RAW DATA
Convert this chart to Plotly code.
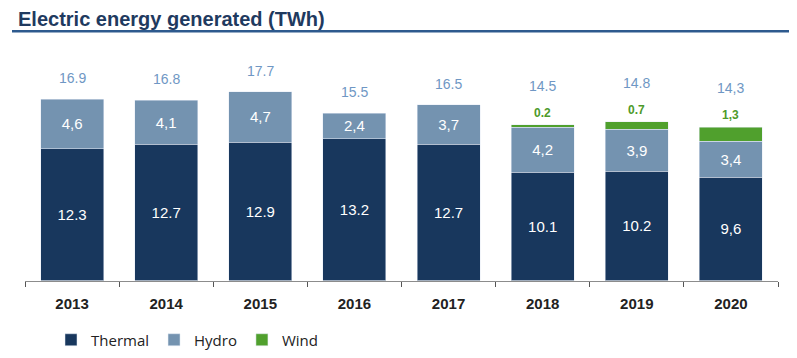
import plotly.graph_objects as go

years = ["2013", "2014", "2015", "2016", "2017", "2018", "2019", "2020"]
thermal = [12.3, 12.7, 12.9, 13.2, 12.7, 10.1, 10.2, 9.6]
hydro = [4.6, 4.1, 4.7, 2.4, 3.7, 4.2, 3.9, 3.4]
wind = [None, None, None, None, None, 0.2, 0.7, 1.3]
thermal_labels = ["12.3", "12.7", "12.9", "13.2", "12.7", "10.1", "10.2", "9,6"]
hydro_labels = ["4,6", "4,1", "4,7", "2,4", "3,7", "4,2", "3,9", "3,4"]
wind_labels = ["", "", "", "", "", "0.2", "0.7", "1,3"]
total_labels = ["16.9", "16.8", "17.7", "15.5", "16.5", "14.5", "14.8", "14,3"]

C_THERMAL = "#18375d"
C_HYDRO = "#7493b0"
C_WIND = "#50a02d"
C_TOTAL = "#6f97c4"

W, H = 789, 350  # page body adds an 8px offset

fig = go.Figure()
fig.add_bar(x=years, y=thermal, name="Thermal", marker_color=C_THERMAL,
            text=thermal_labels, texttemplate="%{text}", textposition="inside",
            insidetextanchor="middle", textangle=0,
            insidetextfont=dict(color="white", size=15, family="Liberation Sans"))
fig.add_bar(x=years, y=hydro, name="Hydro", marker_color=C_HYDRO,
            text=hydro_labels, texttemplate="%{text}", textposition="inside",
            insidetextanchor="middle", textangle=0,
            insidetextfont=dict(color="white", size=15, family="Liberation Sans"))
fig.add_bar(x=years, y=wind, name="Wind", marker_color=C_WIND,
            textposition="none")

for i, yr in enumerate(years):
    top = thermal[i] + hydro[i] + (wind[i] or 0)
    if wind[i]:
        fig.add_annotation(x=i, y=top, text="<b>%s</b>" % wind_labels[i], showarrow=False,
                           yanchor="middle", yshift=12,
                           font=dict(color="#4d9a2a", size=12, family="Liberation Sans"))
        fig.add_annotation(x=i, y=top, text=total_labels[i], showarrow=False,
                           yanchor="middle", yshift=39,
                           font=dict(color=C_TOTAL, size=14, family="Liberation Sans"))
    else:
        fig.add_annotation(x=i, y=top, text=total_labels[i], showarrow=False,
                           yanchor="middle", yshift=21,
                           font=dict(color=C_TOTAL, size=14, family="Liberation Sans"))

fig.update_layout(
    width=W, height=H,
    margin=dict(l=17, r=19, t=52, b=76),
    barmode="stack", bargap=0.33,
    plot_bgcolor="white", paper_bgcolor="white",
    font=dict(family="Liberation Sans", color="#222222"),
    title=dict(text="<b>Electric energy generated (TWh)</b>", x=10/W, xanchor="left",
               xref="container", y=1 - 4/H, yanchor="top", yref="container",
               pad=dict(t=0, b=0, l=0, r=0),
               font=dict(size=20, color="#1f3a5f", family="Liberation Sans")),
    showlegend=True,
    legend=dict(orientation="h", xref="container", yref="container",
                x=43/W, y=1 - 332/H, xanchor="left", yanchor="middle",
                font=dict(size=15, color="#222222", family="Open Sans"),
                itemwidth=30, traceorder="normal"),
    shapes=[dict(type="line", xref="paper", yref="paper", x0=-13/753, x1=1.03,
                 y0=1 + 29/222, y1=1 + 29/222, line=dict(color="#2e5a8e", width=2.5))],
)
fig.update_xaxes(type="category", showline=True, linecolor="#8c8c8c", linewidth=1,
                 ticks="outside", tickson="boundaries", ticklen=5, tickcolor="#555555",
                 ticklabelstandoff=9,
                 tickfont=dict(size=15, color="#222222", family="Liberation Sans"),
                 tickprefix="<b>", ticksuffix="</b>", showgrid=False)
fig.update_yaxes(range=[0, 20.55], visible=False, showgrid=False)

fig.write_html("out.html")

WHAT YOU HAVE TO DO
Go from the first line of the listing to the line holding "W, H = 789, 350" and, please, transcribe those lines exactly, both included, with no pictures.

WORKED ANSWER
Convert this chart to Plotly code.
import plotly.graph_objects as go

years = ["2013", "2014", "2015", "2016", "2017", "2018", "2019", "2020"]
thermal = [12.3, 12.7, 12.9, 13.2, 12.7, 10.1, 10.2, 9.6]
hydro = [4.6, 4.1, 4.7, 2.4, 3.7, 4.2, 3.9, 3.4]
wind = [None, None, None, None, None, 0.2, 0.7, 1.3]
thermal_labels = ["12.3", "12.7", "12.9", "13.2", "12.7", "10.1", "10.2", "9,6"]
hydro_labels = ["4,6", "4,1", "4,7", "2,4", "3,7", "4,2", "3,9", "3,4"]
wind_labels = ["", "", "", "", "", "0.2", "0.7", "1,3"]
total_labels = ["16.9", "16.8", "17.7", "15.5", "16.5", "14.5", "14.8", "14,3"]

C_THERMAL = "#18375d"
C_HYDRO = "#7493b0"
C_WIND = "#50a02d"
C_TOTAL = "#6f97c4"

W, H = 789, 350  # page body adds an 8px offset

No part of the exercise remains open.